Keith Boyea's Blog

Notes & Commentary on National Security, Current Affairs and Bourbon

Responsibility and Forgiveness

Thesis: Dostoyevsky’s Father Zosima postulated that we are all responsible, therefore we all require forgiveness.  Though this benevolent approach sounds plausible, it is more difficult when applied to events like what occurred in Norway last week.

Father Zosima is a character in Dostoyevsky’s novel The Brothers Karamazov.  He is presented as a foil for Ivan, who is a rationalistic atheist.  Zosima also personifies the Russian Orthodox church as to further contrast him with Ivan’s Westernized style.  Zosima’s approach to the problem of evil is one of responsibility and forgiveness.

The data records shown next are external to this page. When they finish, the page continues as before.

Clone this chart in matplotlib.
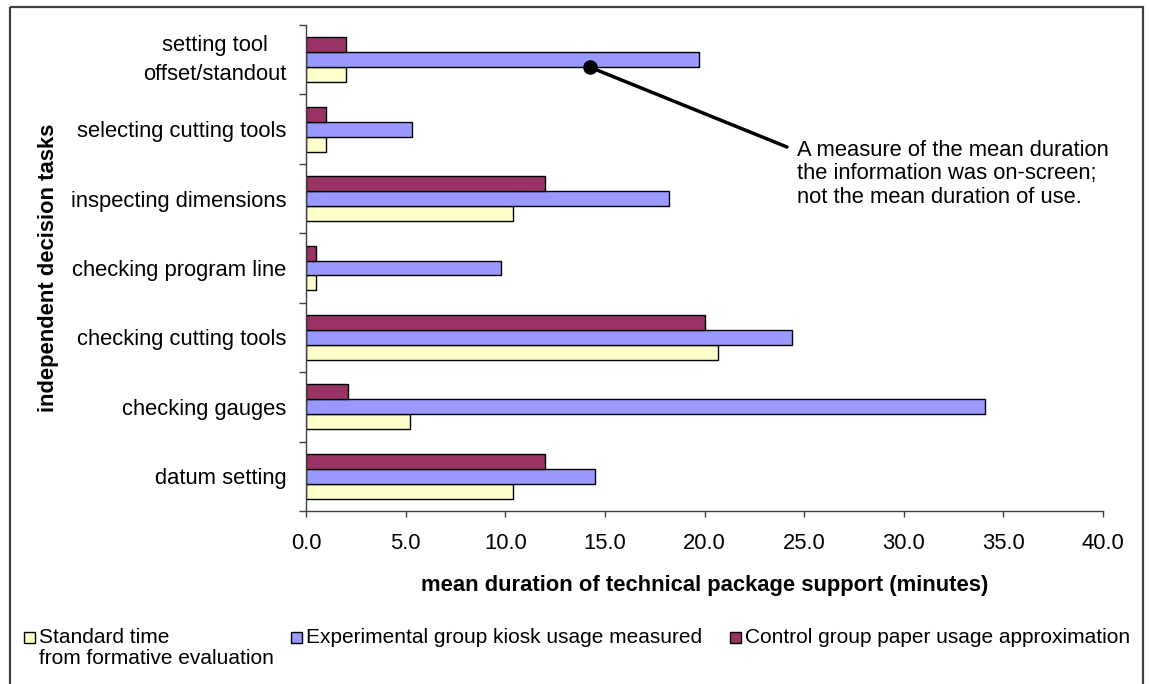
import numpy as np
import matplotlib
matplotlib.use("Agg")
import matplotlib.pyplot as plt
from matplotlib.patches import Rectangle
from matplotlib.transforms import Affine2D

plt.rcParams['font.family'] = ['Liberation Sans', 'DejaVu Sans']

# tasks, bottom to top
tasks = ["datum setting", "checking gauges", "checking cutting tools",
         "checking program line", "inspecting dimensions",
         "selecting cutting tools", "setting tool\noffset/standout"]

standard_time = [10.4, 5.2, 20.7, 0.5, 10.4, 1.0, 2.0]
kiosk_usage = [14.5, 34.1, 24.4, 9.8, 18.2, 5.3, 19.7]
paper_usage = [12.0, 2.1, 20.0, 0.5, 12.0, 1.0, 2.0]

series_names = ["Standard time\nfrom formative evaluation",
                "Experimental group kiosk usage measured",
                "Control group paper usage approximation"]
series_colors = ["#FFFFCC", "#9999FF", "#993366"]

x_ticks = np.arange(0, 41, 5)

W, H = 1150, 684
FS = 15.8

fig = plt.figure(figsize=(W / 100, H / 100), dpi=100)
# pixel coordinates measured from the top-left corner
pix = Affine2D().scale(1, -1).translate(0, H)

ax = fig.add_axes([306 / W, 1 - 511 / H, (1103 - 306) / W, (511 - 25) / H])

y = np.arange(len(tasks))
bh = 0.216
for offs, vals, col in zip([-bh, 0, bh], [standard_time, kiosk_usage, paper_usage],
                           series_colors):
    ax.barh(y + offs, vals, height=bh, color=col, edgecolor="black", linewidth=1.0)

ax.set_xlim(0, 40)
ax.set_ylim(-0.5, len(tasks) - 0.5)
ax.set_xticks(x_ticks)
ax.set_xticklabels([f"{v:.1f}" for v in x_ticks], fontsize=FS)
ax.set_yticks(np.arange(-0.5, len(tasks), 1.0))
ax.set_yticklabels([])
# two-line task names sit slightly higher in their slot
label_pos = np.array([p + (0.085 if "\n" in t else 0.0) for p, t in zip(y, tasks)])
ax.set_yticks(label_pos, minor=True)
ax.set_yticklabels(tasks, minor=True, fontsize=FS, multialignment="center",
                   linespacing=1.45)
ax.tick_params(axis="y", which="major", length=5, width=1, color="#404040")
ax.tick_params(axis="y", which="minor", length=0, pad=14)
ax.tick_params(axis="x", length=4.3, width=1, color="#404040", pad=11.5)

for side in ["top", "right"]:
    ax.spines[side].set_visible(False)
for side in ["left", "bottom"]:
    ax.spines[side].set_color("#404040")
    ax.spines[side].set_linewidth(1.0)

ax.set_xlabel("mean duration of technical package support (minutes)",
              fontsize=FS, fontweight="bold", labelpad=15)
ax.set_ylabel("independent decision tasks", fontsize=FS, fontweight="bold")
ax.yaxis.set_label_coords((59 - 306) / (1103 - 306), 0.5)

# callout on the kiosk bar of the top task
top = len(tasks) - 1
dot_x = 14.25
dot_y = top - bh / 2
ax.annotate("", xy=(dot_x, dot_y), xycoords="data", xytext=(787, 147),
            textcoords=pix,
            arrowprops=dict(arrowstyle="-", color="black", lw=2.5,
                            shrinkA=0, shrinkB=0))
ax.plot([dot_x], [dot_y], "o", color="black", markersize=9.5, clip_on=False)
fig.text(797, 140, "A measure of the mean duration\nthe information was on-screen;\n"
         "not the mean duration of use.", transform=pix, fontsize=FS,
         ha="left", va="top", linespacing=1.15)

# legend drawn along the bottom
leg_x = [24, 291, 730]
for lx, name, col in zip(leg_x, series_names, series_colors):
    fig.patches.append(Rectangle((lx, 632), 11, 11, transform=pix,
                                 facecolor=col, edgecolor="black", lw=1.0))
    fig.text(lx + 15, 628, name, transform=pix, fontsize=15.0, ha="left",
             va="top", linespacing=1.15)

# outer chart frame
fig.patches.append(Rectangle((10, 7), 1133, 720, transform=pix, fill=False,
                             edgecolor="#404040", lw=1.6, clip_on=False))

fig.savefig("out.png", dpi=100)
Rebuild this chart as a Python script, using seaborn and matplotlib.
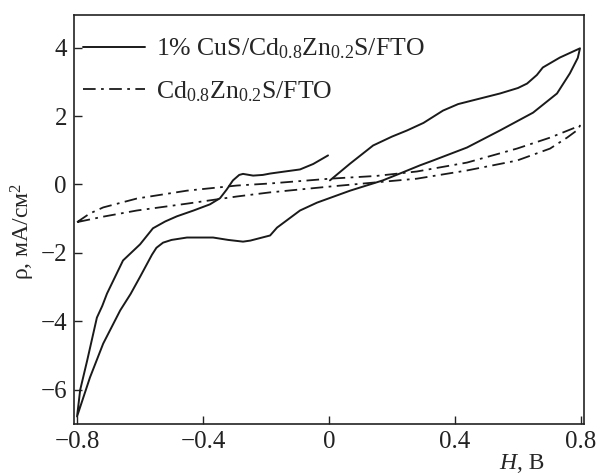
import matplotlib
matplotlib.use('Agg')
import matplotlib.pyplot as plt
import seaborn as sns
import pandas as pd

# 1% CuS/Cd0.8Zn0.2S/FTO cycle (solid)
cus_x = [0.003, 0.067, 0.14, 0.20, 0.248, 0.30, 0.362, 0.41, 0.457, 0.543, 0.60, 0.629,
         0.66, 0.679, 0.733, 0.797, 0.790, 0.765, 0.724, 0.648, 0.543, 0.438, 0.33, 0.289,
         0.225, 0.171, 0.067, -0.038, -0.092, -0.165, -0.187, -0.25, -0.273, -0.32, -0.368,
         -0.451, -0.50, -0.527, -0.548, -0.562, -0.60, -0.63, -0.663, -0.717, -0.759, -0.80,
         -0.79, -0.768, -0.737, -0.72, -0.705, -0.654, -0.60, -0.559, -0.52, -0.483, -0.43,
         -0.378, -0.346, -0.325, -0.305, -0.285, -0.273, -0.241, -0.21, -0.187, -0.14, -0.092,
         -0.05, -0.003]
cus_y = [0.12, 0.61, 1.14, 1.40, 1.58, 1.80, 2.16, 2.35, 2.46, 2.66, 2.82, 2.95,
         3.20, 3.42, 3.71, 3.98, 3.70, 3.25, 2.66, 2.10, 1.58, 1.08, 0.70, 0.56,
         0.32, 0.12, -0.18, -0.53, -0.76, -1.26, -1.49, -1.64, -1.67, -1.62, -1.55,
         -1.55, -1.62, -1.70, -1.85, -2.05, -2.7, -3.2, -3.68, -4.65, -5.64, -6.78,
         -6.0, -5.15, -3.89, -3.55, -3.19, -2.22, -1.75, -1.28, -1.08, -0.93, -0.76,
         -0.58, -0.40, -0.15, 0.12, 0.28, 0.31, 0.26, 0.28, 0.32, 0.38, 0.44,
         0.60, 0.85]

# Cd0.8Zn0.2S/FTO cycle (dash-dot)
czs_x = [-0.8, -0.76, -0.717, -0.61, -0.451, -0.292, -0.187, 0.003, 0.15, 0.279, 0.438,
         0.597, 0.702, 0.797, 0.79, 0.756, 0.702, 0.597, 0.438, 0.279, 0.003, -0.187,
         -0.292, -0.451, -0.61, -0.717, -0.8]
czs_y = [-1.1, -0.85, -0.67, -0.41, -0.18, -0.03, 0.03, 0.17, 0.25, 0.38, 0.64,
         1.05, 1.37, 1.72, 1.60, 1.37, 1.05, 0.70, 0.41, 0.17, -0.06, -0.23,
         -0.35, -0.56, -0.76, -0.94, -1.1]

labels = ['1% CuS/Cd$_{0.8}$Zn$_{0.2}$S/FTO', 'Cd$_{0.8}$Zn$_{0.2}$S/FTO']
xticks = [-0.8, -0.4, 0, 0.4, 0.8]
xticklabels = ['\u22120.8', '\u22120.4', '0', '0.4', '0.8']
yticks = [-6, -4, -2, 0, 2, 4]
yticklabels = ['\u22126', '\u22124', '\u22122', '0', '2', '4']

sns.set_style('ticks')
plt.rcParams['font.family'] = ['Liberation Serif', 'DejaVu Serif']
plt.rcParams['mathtext.fontset'] = 'custom'
plt.rcParams['mathtext.rm'] = 'Liberation Serif'
plt.rcParams['mathtext.it'] = 'Liberation Serif:italic'

fig = plt.figure(figsize=(5.96, 4.73), dpi=100)
ax = fig.add_axes([0.124, 0.1036, 0.856, 0.8644])

df1 = pd.DataFrame({'x': cus_x, 'y': cus_y})
df2 = pd.DataFrame({'x': czs_x, 'y': czs_y})
sns.lineplot(data=df1, x='x', y='y', sort=False, estimator=None, ax=ax,
             color='#1a1a1a', lw=1.4, label=labels[0])
sns.lineplot(data=df2, x='x', y='y', sort=False, estimator=None, ax=ax,
             color='#1a1a1a', lw=1.3, linestyle=(0, (7, 3, 1.5, 3)), label=labels[1])

ax.set_xlim(-0.81, 0.81)
ax.set_ylim(-7.0, 4.95)
ax.set_xticks(xticks)
ax.set_xticklabels(xticklabels)
ax.set_yticks(yticks)
ax.set_yticklabels(yticklabels)
ax.tick_params(direction='in', length=6, width=1, labelsize=18, colors='#222222', pad=5)
for s in ax.spines.values():
    s.set_linewidth(1.2)
    s.set_color('#222222')

ax.set_xlabel('')
ax.set_ylabel('\u03c1, мА/см$^2$', fontsize=17)
ax.yaxis.set_label_coords(-0.073, 0.47)
ax.text(0.868, -0.07, 'Н', style='italic', fontsize=17, transform=ax.transAxes, ha='right', va='top')
ax.text(0.868, -0.07, ', В', fontsize=17, transform=ax.transAxes, ha='left', va='top')

leg = ax.legend(loc='upper left', bbox_to_anchor=(-0.012, 0.985), frameon=False, fontsize=18.5,
                handlelength=2.4, handletextpad=0.45, labelspacing=0.7, borderaxespad=0.2)

fig.savefig('out.png', dpi=100)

Zosima postulates that evil does not happen in a vacuum, and that makes us all responsible for its existence.  For example, there is no reason that thousands of people starve to death every year when I have excess food, even to the point where I am overweight.  Yet, I do nothing to stop this very easily preventable evil.  Yet even if I spent my life fighting hunger, there would be another evil that I could have done something about, but didn’t.

This situation makes us responsible. We are complicit in the evil.  But our complicity allows the possibility of forgiveness.  In order to deal with crushing evil, we have to forgive ourselves for our complicity, then forgive others.  For Zosima, forgiveness is God’s love.  As an atheist, God’s love isn’t particularly palatable, but I can take the point without necessitating God.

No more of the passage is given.